Calculate the theoretical values for the mean, standard deviation and variance. These are stored to be used in visual analysis later with a comparison of the sample values and theoretical values.
# Calculate and store theoretical mean
theoreticalMean <- 1/lambda
# Theoretical standard deviation - calculate and store
theoreticalSD <- ((1/lambda) *1/sqrt(n))
# Theoretical variance - calculate and store
theoreticalVar <- theoreticalSD^2
# Call each of the theoretical values to display in the analysis
theoreticalMean
## [1] 5
theoreticalSD
## [1] 0.7905694
theoreticalVar
## [1] 0.625
As noted above the theoretical vs. sample values of 1 - mean; 2- variance; and 3 - standard deviation; are each slightly different but quite close in value.

Plot to illustrate comparison between theoretical values and simulated values

dfExpoDistDataMeans <- data.frame(expoDistDataMeans) 
meansPlot <- ggplot(dfExpoDistDataMeans, aes(expoDistDataMeans))
# Plot sample means as a histogram in purple
meansPlot <- meansPlot+geom_histogram(binwidth=lambda, fill="purple",color="purple",aes(x=means, y= ..density..))
# Label the histogram plot
meansPlot <- meansPlot + labs(title = "Exponential Distribution Density - 40 simulations", x = "Mean values for each of the 40 simulations", y="Density")
#Plot sample mean distibution in yellow
meansPlot <- meansPlot + stat_function(fun=dnorm,args=list(mean= meanExpoMeans,sd=sdExp), color = "yellow", size = 1.0)
# Plot sample mean line as a yellow dashed ine
meansPlot <- meansPlot + geom_vline(xintercept=meanExpoMeans, color = "yellow", size = 0.8, linetype="F1")
# Plot theoretical mean distibution in green
meansPlot <- meansPlot + stat_function(fun=dnorm,args=list(mean=theoreticalMean,sd=theoreticalSD), color = "green", size = 0.8)
# Plot theoretical mean as a green dotted line
meansPlot <- meansPlot + geom_vline(xintercept=theoreticalMean, color = "green", size = 1.0, linetype="dotted")
meansPlot

For visual comparison to aid in the analysis:
The sample mean is displayed in yellow as a long-dashed line.
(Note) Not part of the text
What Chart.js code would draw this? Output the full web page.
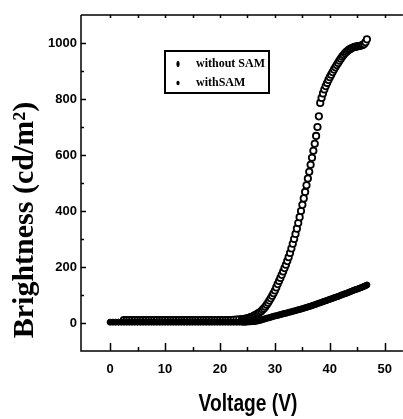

The theoretical mean is a green dotted line.
The distribution curve for the theoretical mean (a normal distribution curve) is displayed as a green line. The density distribution of the sample mean is displayed as a yellow line (this yellow curve is means of the density also displayed as the purple histogram on the plot).
The plot demonstrates that the central limit theorem has worked to deliver sample data that follows a normal distribution curve and mean. These sample values are very close to theoretical distribution in green - there is a relatively small amount of variance between the sample values and the theoretical values.
Final Summary
1 - The analysis shows the sample mean (from a sample of 40 exponentials and 1000 simulations) and compares it to the theoretical mean.
2- The variance (how variable the sample is compared to the theoretical values) has also been analysed and plotted for a visual comparison.
3 - The distribution of the sample values has been shown to be approximately normal. The yellow curve (sample) is very close approximation of the theoretical normal distribution curve (green).